Gaining Ground: A History of Landmaking in Boston

by Nancy S. Seasholes

Mapping Boston

by Alex Krieger and David Cobb

Inventing the Charles River

by Karl Haglund
Inventing the Charles River
Mapping Boston
Gaining Ground

For anyone interested in the historical development of the city of Boston (as I am) these three books from MIT Press are indispensable. There is a bit of overlap in the coverage as would be expected, but it’s actually quite small. All three are of a large format, but they are all much more than just picture books; each contains a wealth of research and the format simply allows the maps, diagrams and photographs to be presented in more detail.
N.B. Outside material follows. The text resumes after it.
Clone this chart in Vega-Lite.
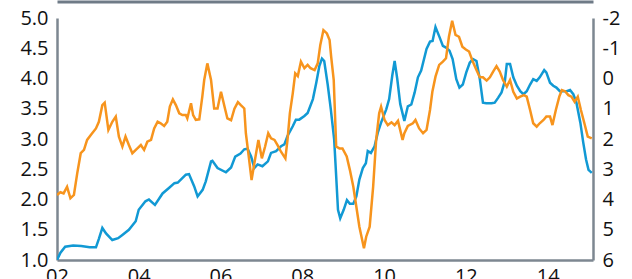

As the name suggests, Mapping Boston is more focused on the historical development of Boston as represented through maps. Boston was originally comprised of the just the Shawmut Peninsula, connected to the mainland by a small strip of land (now Washington Street.) This layout is most famously depicted by the Bonner Map of 1722. The maps range from the earliest ones to the most modern. Some show plans for ideas that never materialized, such as the construction of an island in the middle of the Charles River. There are a couple of frightening ones showing some of the conceptual ideas of Le Corbusier-influenced planners during the great Urban Renewal era of the 1960s. We should all be thankful these ideas never saw the light of day. There is a site for the book here.

Gaining Ground is meticulously researched, showing in tremendous detail the transformation of Boston. Seasholes seems to have covered every square inch of the city. Some of the most interesting segments cover the filling of the Dock Square area (near present day Faneuil Hall) and the Mill Pond/Bullfinch Triangle area (Causeway Street and the Fleet Center.)

Much of the major transformation of the Charles River Basin between Boston and Cambridge occurred during the age of photography, which makes Inventing the Charles River a fascinating work for those familiar with its current features. Haglund’s main point is that as beautiful as the basin is, it’s an entirely manmade landscape. Through photographs, maps, drawings and thoroughly researched documentation he covers the filling of the Back Bay, the transformation of the Cambridge riverbank and the eventual loss of some of its former beauty to highway construction.